SS2 isn’t so much a sequel as a fulfillment: realizing the dream of every artist to become a sovereign without exerting force. This iconoclastic stance notably echoes Thug’s once-idol (now: ?) Wayne who also sang no predecessor’s praise on No Ceilings‘ “Oh Let’s Do It”: “I keep them tools on me / Get the screwface / Flowers for the dead / Here’s a bouquet.”
Experimental collaborators are undoubtedly crucial to releasing this kind of material, but self-composition is its own special prize.
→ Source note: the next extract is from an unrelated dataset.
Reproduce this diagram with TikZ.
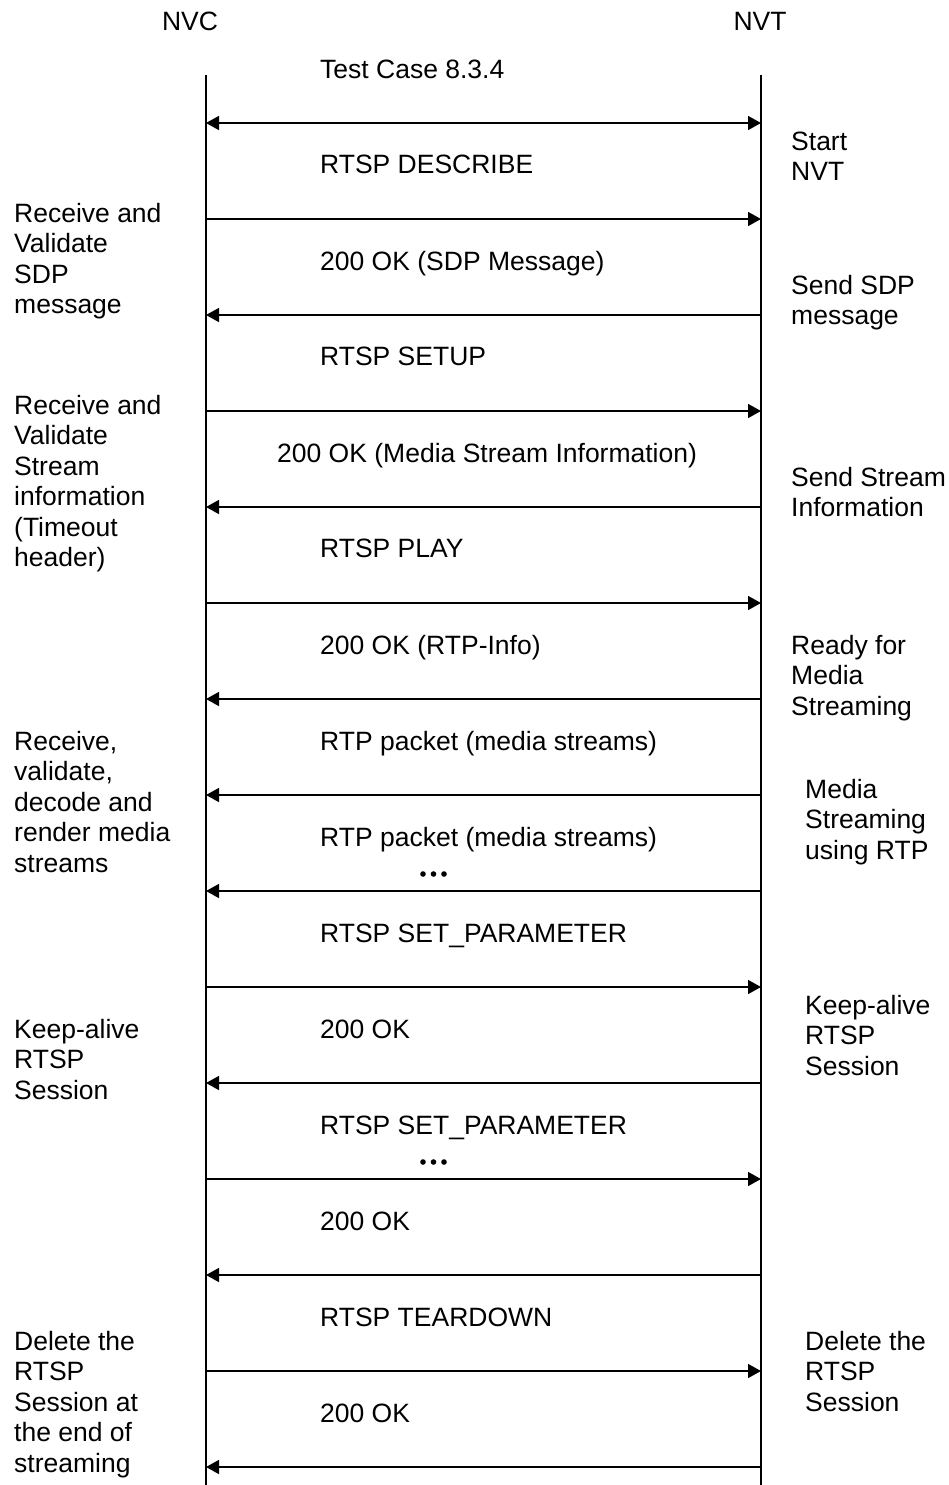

Some quick notes compiled at first listen:
• while I do miss the delirious crunk vibe of Slime Season this turnt Netflix & chill one is OK too;
• there’s such easy control in Thug’s voice, evidence of a true innovator holding relaxed reign over his ultra-stylized syncopation and variation;
• the engineering production (from Alex Tumay) is smooth and highly consistent from track to track, its aural richness and precision never overpowering the unpredictable shifts and slides in Thug’s vocal landscape;
• though it might share with What a Time to Be Alive the polish of a studio album and the quickly-lit furnace of internet buzz, SS2 is more voluminous (20+ tracks) and off the cuff (e.g. Thug taking a polite aside to introduce Atlanta producer Wheezy as a new collaborative partner);
• the combinatorial power that makes Thug Thug is in full effect here, but at the center of all the free play is a big, red, juicy pumping heart;
• that heart is beating wildly and unapologetically for a lover or girlfriend than an ex-ed out ex (see: #WATTBA);
• more cannabis resin than codeine vapor;
• I was hoping for more tracks from LondonOnDaTrack and Southside (who still hold a respectable number of producer spots) but “Raw (Might Just)” from Treasure Fingers pushes and stretches Thug’s additive sound in a soulful and confident direction;
• “Flaws” is the fastest octane I’ve heard someone rap—and speed is a piss-poor indicator of brilliance—just before slowing their delivery into a whooshy smoothie blend … only to unbalance and ignite it all over again;
• there’s almost no decent music criticism of Thug except for what the thoroughfares of these internet streets have to say about him—and unlike more established, marquee-name “stars,” he takes great latitude in responding to the swelling demand for new tracks with timely, dizzyingly prolific, high-note scream output;
• there are almost no major awards and accolades thrust upon Young Thug from any corner of the music industry; that reveals far more about their prejudices and “taste”-induced impairment than it does about him.